*Exercise aim:* Pick out the lines below that include the string "this".

*Recorded information:*
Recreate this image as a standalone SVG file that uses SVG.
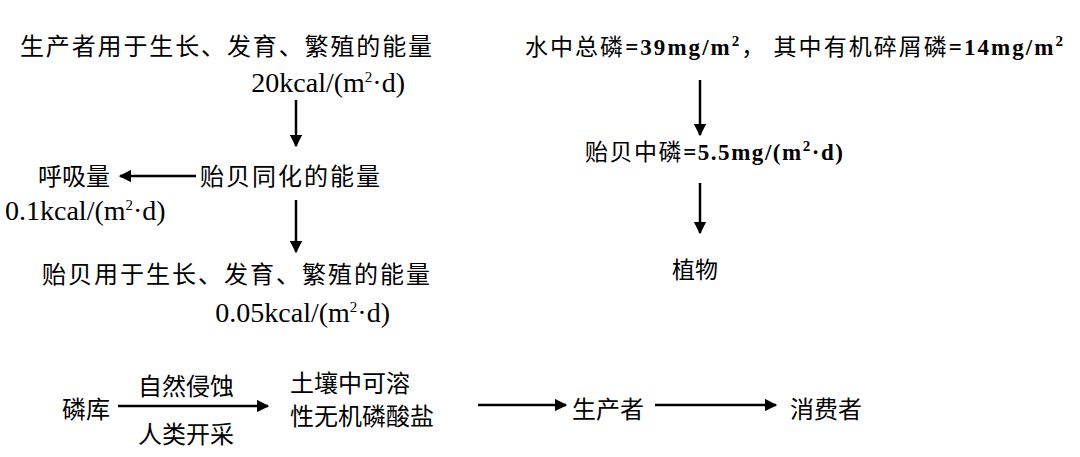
<svg xmlns="http://www.w3.org/2000/svg" width="1080" height="457" viewBox="0 0 1080 457">
<style>
.c{font-family:"Noto Sans CJK SC","Noto Sans",sans-serif;font-size:24px;fill:#000}
.r{font-family:"Noto Sans CJK SC","Noto Sans",sans-serif;font-size:23px;fill:#000}
.s{font-family:"Liberation Serif","Noto Sans CJK SC",serif;font-size:28px;fill:#000}
.b{font-family:"Liberation Serif",serif;font-weight:bold;font-size:23px}
.sup{font-size:15px}
.l{stroke:#000;stroke-width:2.5;fill:none;marker-end:url(#a)}
</style>
<defs><marker id="a" viewBox="0 0 10 10" refX="9" refY="5" markerWidth="5" markerHeight="5" orient="auto" markerUnits="strokeWidth"><path d="M0,0L10,5L0,10z" fill="#000"/></marker></defs>
<rect width="1080" height="457" fill="#fff"/>
<g id="n1"><text class="c" x="20" y="55" textLength="412">生产者用于生长、发育、繁殖的能量</text><text class="s" x="405" y="92" text-anchor="end">20kcal/(m<tspan class="sup" dy="-10">2</tspan><tspan dy="10">·d)</tspan></text></g>
<g id="n2"><text class="c" x="200" y="185" textLength="180">贻贝同化的能量</text></g>
<g id="n3"><text class="c" x="38" y="185">呼吸量</text><text class="s" x="5" y="220">0.1kcal/(m<tspan class="sup" dy="-10">2</tspan><tspan dy="10">·d)</tspan></text></g>
<g id="n4"><text class="c" x="42" y="283" textLength="388">贻贝用于生长、发育、繁殖的能量</text><text class="s" x="390" y="322" text-anchor="end">0.05kcal/(m<tspan class="sup" dy="-10">2</tspan><tspan dy="10">·d)</tspan></text></g>
<g id="n5"><text class="r" x="525" y="55" textLength="538">水中总磷<tspan class="b">=39mg/m</tspan><tspan class="b sup" dy="-9">2</tspan><tspan dy="9">，  其中有机碎屑磷</tspan><tspan class="b">=14mg/m</tspan><tspan class="b sup" dy="-9">2</tspan></text></g>
<g id="n6"><text class="r" x="585" y="160" textLength="258">贻贝中磷<tspan class="b">=5.5mg/(m</tspan><tspan class="b sup" dy="-9">2</tspan><tspan class="b" dy="9">·d)</tspan></text></g>
<g id="n7"><text class="r" x="672" y="278">植物</text></g>
<g id="n8"><text class="c" x="62" y="418">磷库</text></g>
<g id="n9"><text class="c" x="290" y="392">土壤中可溶</text><text class="c" x="290" y="425">性无机磷酸盐</text></g>
<g id="n10"><text class="c" x="572" y="418">生产者</text></g>
<g id="n11"><text class="c" x="790" y="418">消费者</text></g>
<g id="edges">
<line class="l" x1="296" y1="100" x2="296" y2="146"/>
<line class="l" x1="196" y1="176" x2="120" y2="176"/>
<line class="l" x1="296" y1="200" x2="296" y2="252"/>
<line class="l" x1="700" y1="80" x2="700" y2="135"/>
<line class="l" x1="700" y1="183" x2="700" y2="233"/>
<line class="l" x1="118" y1="406" x2="268" y2="406"/>
<text class="c" x="138" y="395">自然侵蚀</text><text class="c" x="138" y="443">人类开采</text>
<line class="l" x1="478" y1="405" x2="566" y2="405"/>
<line class="l" x1="655" y1="405" x2="776" y2="405"/>
</g>
</svg>
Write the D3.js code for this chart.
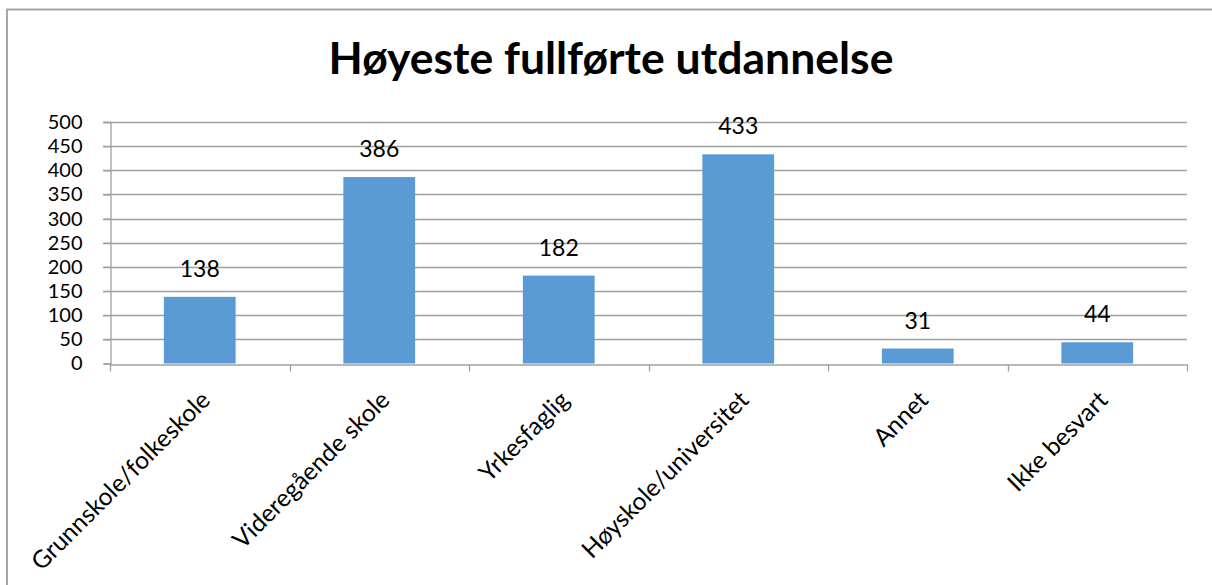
<!DOCTYPE html>
<html>
<head>
<meta charset="utf-8">
<script src="https://cdn.jsdelivr.net/npm/d3@7"></script>
<style>
  html, body { margin: 0; padding: 0; background: #fff; }
  svg { display: block; }
</style>
</head>
<body>
<svg id="chart" width="1212" height="585"></svg>
<script>
const categories = ["Grunnskole/folkeskole", "Videregående skole", "Yrkesfaglig", "Høyskole/universitet", "Annet", "Ikke besvart"];
const values = [138, 386, 182, 433, 31, 44];
const yTicks = [0, 50, 100, 150, 200, 250, 300, 350, 400, 450, 500];
const title = "Høyeste fullførte utdannelse";

const W = 1212, H = 585;
const margin = { left: 110, right: 25, top: 122, bottom: 222 };
const svg = d3.select("#chart");
const font = "Lato, 'Open Sans', sans-serif";

// outer chart border
svg.append("rect")
  .attr("x", 7).attr("y", 9.5)
  .attr("width", W + 10).attr("height", H + 10)
  .attr("fill", "none").attr("stroke", "#a6a6a6").attr("stroke-width", 2);

const x = d3.scaleBand().domain(categories)
  .range([margin.left, W - margin.right]).paddingInner(0.6).paddingOuter(0.3);
const xb = d3.scaleBand().domain(categories).range([margin.left, W - margin.right]);
const y = d3.scaleLinear().domain([0, 500]).range([H - margin.bottom + 0.5, margin.top]);

// gridlines
svg.append("g").selectAll("line").data(yTicks.filter(d => d > 0)).join("line")
  .attr("x1", margin.left - 7).attr("x2", W - margin.right)
  .attr("y1", d => Math.round(y(d)) + 0.5).attr("y2", d => Math.round(y(d)) + 0.5)
  .attr("stroke", "#a0a0a0").attr("stroke-width", 1.3);

// y axis
const yAxis = d3.axisLeft(y).tickValues(yTicks).tickSize(7).tickPadding(21);
const gy = svg.append("g").attr("transform", `translate(${margin.left + 0.5},0)`).call(yAxis);
gy.select(".domain").attr("stroke", "#a0a0a0").attr("stroke-width", 1.3);
gy.selectAll(".tick line").attr("stroke", "#a0a0a0").attr("stroke-width", 1.3);
gy.selectAll(".tick text").attr("font-family", font).attr("font-size", 20).attr("fill", "#000");

// bars
svg.append("g").selectAll("rect").data(values).join("rect")
  .attr("x", (d, i) => x(categories[i]))
  .attr("width", x.bandwidth())
  .attr("y", d => y(d))
  .attr("height", d => y(0) - y(d))
  .attr("fill", "#5b9bd5");

// x axis
const xAxis = d3.axisBottom(xb).tickSize(0).tickFormat("");
const gx = svg.append("g").attr("transform", `translate(0,${Math.round(y(0)) + 0.5})`).call(xAxis);
gx.select(".domain").attr("stroke", "#a0a0a0").attr("stroke-width", 1.3);
// category boundary ticks
const bounds = categories.map(c => xb(c)).concat([W - margin.right]);
gx.selectAll(".bt").data(bounds).join("line").attr("class", "bt")
  .attr("x1", d => Math.round(d) + 0.5).attr("x2", d => Math.round(d) + 0.5)
  .attr("y1", 0).attr("y2", 7)
  .attr("stroke", "#a0a0a0").attr("stroke-width", 1.3);

// x labels rotated
svg.append("g").selectAll("text").data(categories).join("text")
  .attr("transform", c => `translate(${xb(c) + xb.bandwidth() / 2 + 12},${y(0) + 38}) rotate(-45)`)
  .attr("text-anchor", "end")
  .attr("font-family", font).attr("font-size", 24.5).attr("fill", "#000")
  .text(c => c);

// data labels
svg.append("g").selectAll("text").data(values).join("text")
  .attr("x", (d, i) => x(categories[i]) + x.bandwidth() / 2)
  .attr("y", d => y(d) - 20)
  .attr("text-anchor", "middle")
  .attr("font-family", font).attr("font-size", 23).attr("fill", "#000")
  .text(d => d);

// title
svg.append("text")
  .attr("x", 611).attr("y", 74)
  .attr("text-anchor", "middle")
  .attr("font-family", font).attr("font-weight", "bold").attr("font-size", 44.5).attr("fill", "#000")
  .text(title);
</script>
</body>
</html>
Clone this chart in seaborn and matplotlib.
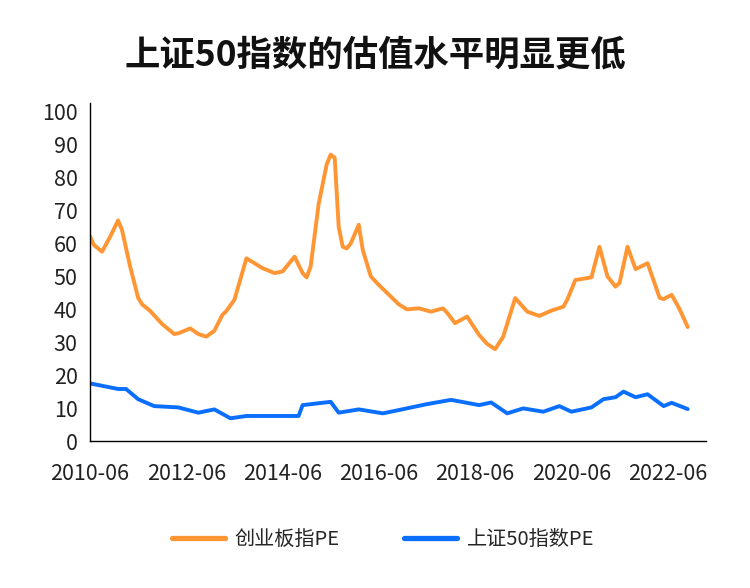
import pandas as pd
import seaborn as sns
import matplotlib.pyplot as plt

# values
cyb_dates = ['2010-06', '2010-07', '2010-09', '2010-11', '2011-01', '2011-02', '2011-04', '2011-06',
             '2011-07', '2011-09', '2011-12', '2012-03', '2012-04', '2012-07', '2012-09', '2012-11',
             '2013-01', '2013-03', '2013-04', '2013-06', '2013-09', '2013-11', '2014-01', '2014-04',
             '2014-06', '2014-09', '2014-11', '2014-12', '2015-01', '2015-03', '2015-05', '2015-06',
             '2015-07', '2015-08', '2015-09', '2015-10', '2015-11', '2016-01', '2016-02', '2016-04',
             '2016-06', '2016-11', '2017-01', '2017-04', '2017-07', '2017-10', '2017-11', '2018-01',
             '2018-04', '2018-07', '2018-09', '2018-11', '2019-01', '2019-04', '2019-07', '2019-10',
             '2020-01', '2020-04', '2020-05', '2020-07', '2020-11', '2021-01', '2021-03', '2021-05',
             '2021-06', '2021-08', '2021-10', '2022-01', '2022-04', '2022-05', '2022-07', '2022-09',
             '2022-11']
cyb_pe = [62.1, 59.5, 57.5, 62, 67, 64, 53, 43.5,
          41.5, 39.5, 35.5, 32.5, 32.7, 34.2, 32.5, 31.7,
          33.5, 38.3, 39.5, 42.9, 55.5, 54, 52.5, 51,
          51.5, 56, 51, 49.7, 53, 72, 84, 87,
          86, 65, 59, 58.5, 60, 65.7, 58, 50,
          47.4, 41.5, 40, 40.3, 39.3, 40.3, 39, 35.8,
          37.8, 32.2, 29.5, 27.9, 31.7, 43.4, 39.3, 38,
          39.6, 40.8, 43, 48.9, 49.7, 59, 50, 46.9,
          48, 59, 52.2, 54, 43.5, 43.1, 44.4, 40,
          34.6]

sz50_dates = ['2010-06', '2011-01', '2011-03', '2011-06', '2011-10', '2012-04', '2012-09', '2013-01',
              '2013-05', '2013-09', '2014-10', '2014-11', '2015-06', '2015-08', '2016-01', '2016-07',
              '2016-11', '2017-06', '2017-12', '2018-07', '2018-10', '2019-02', '2019-06', '2019-11',
              '2020-03', '2020-06', '2020-11', '2021-02', '2021-05', '2021-07', '2021-10', '2022-01',
              '2022-05', '2022-07', '2022-11']
sz50_pe = [17.5, 15.8, 15.8, 12.7, 10.6, 10.2, 8.6, 9.6,
           6.9, 7.6, 7.6, 10.9, 11.9, 8.6, 9.6, 8.4,
           9.4, 11.2, 12.5, 10.9, 11.7, 8.4, 9.9, 8.9,
           10.6, 8.9, 10.2, 12.7, 13.3, 15, 13.3, 14.2,
           10.6, 11.6, 9.7]

tick_labels = ['2010-06', '2012-06', '2014-06', '2016-06', '2018-06', '2020-06', '2022-06']
series_names = ['创业板指PE', '上证50指数PE']
colors = ['#FF9533', '#0A6EFF']


def month_idx(s):
    y, m = s.split('-')
    return (int(y) - 2010) * 12 + int(m) - 6


df = pd.concat([
    pd.DataFrame({'t': [month_idx(d) for d in cyb_dates], 'pe': cyb_pe, 'name': series_names[0]}),
    pd.DataFrame({'t': [month_idx(d) for d in sz50_dates], 'pe': sz50_pe, 'name': series_names[1]}),
])

sns.set_style('white')
plt.rcParams['font.family'] = ['Noto Sans CJK SC', 'DejaVu Sans']

fig = plt.figure(figsize=(7.5, 5.88), dpi=100)
ax = fig.add_axes([0.12, 0.25, 0.821, 0.575])

sns.lineplot(data=df, x='t', y='pe', hue='name', palette=colors, linewidth=2.8,
             ax=ax, legend=False, solid_joinstyle='round', solid_capstyle='round')

ax.set_xlim(0, 153.5)
ax.set_ylim(0, 102.7)
ax.set_xticks([month_idx(t) for t in tick_labels])
ax.set_xticklabels(tick_labels, fontsize=15.5, color='#222222')
ax.set_yticks(range(0, 101, 10))
ax.tick_params(axis='y', labelsize=15.5, labelcolor='#222222', length=0, pad=9)
ax.tick_params(axis='x', length=0, pad=16)
ax.set_xlabel('')
ax.set_ylabel('')
sns.despine(ax=ax)
for sp in ['left', 'bottom']:
    ax.spines[sp].set_color('black')
    ax.spines[sp].set_linewidth(1)

fig.suptitle('上证50指数的估值水平明显更低', fontsize=25.5, fontweight='bold', y=0.937, color='#111111')

handles = [plt.Line2D([0], [0], color=c, lw=3.8, solid_capstyle='round') for c in colors]
fig.legend(handles, series_names, loc='center', bbox_to_anchor=(0.511, 0.082), ncol=2,
           frameon=False, fontsize=14.5, handlelength=2.6, handletextpad=0.5, columnspacing=3.2)

fig.savefig('out.png', dpi=100, facecolor='white')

*Response to the task:*
Recreate this image as a standalone SVG file that uses SVG.
Write the D3.js code for this chart.
Clone this chart in seaborn and matplotlib.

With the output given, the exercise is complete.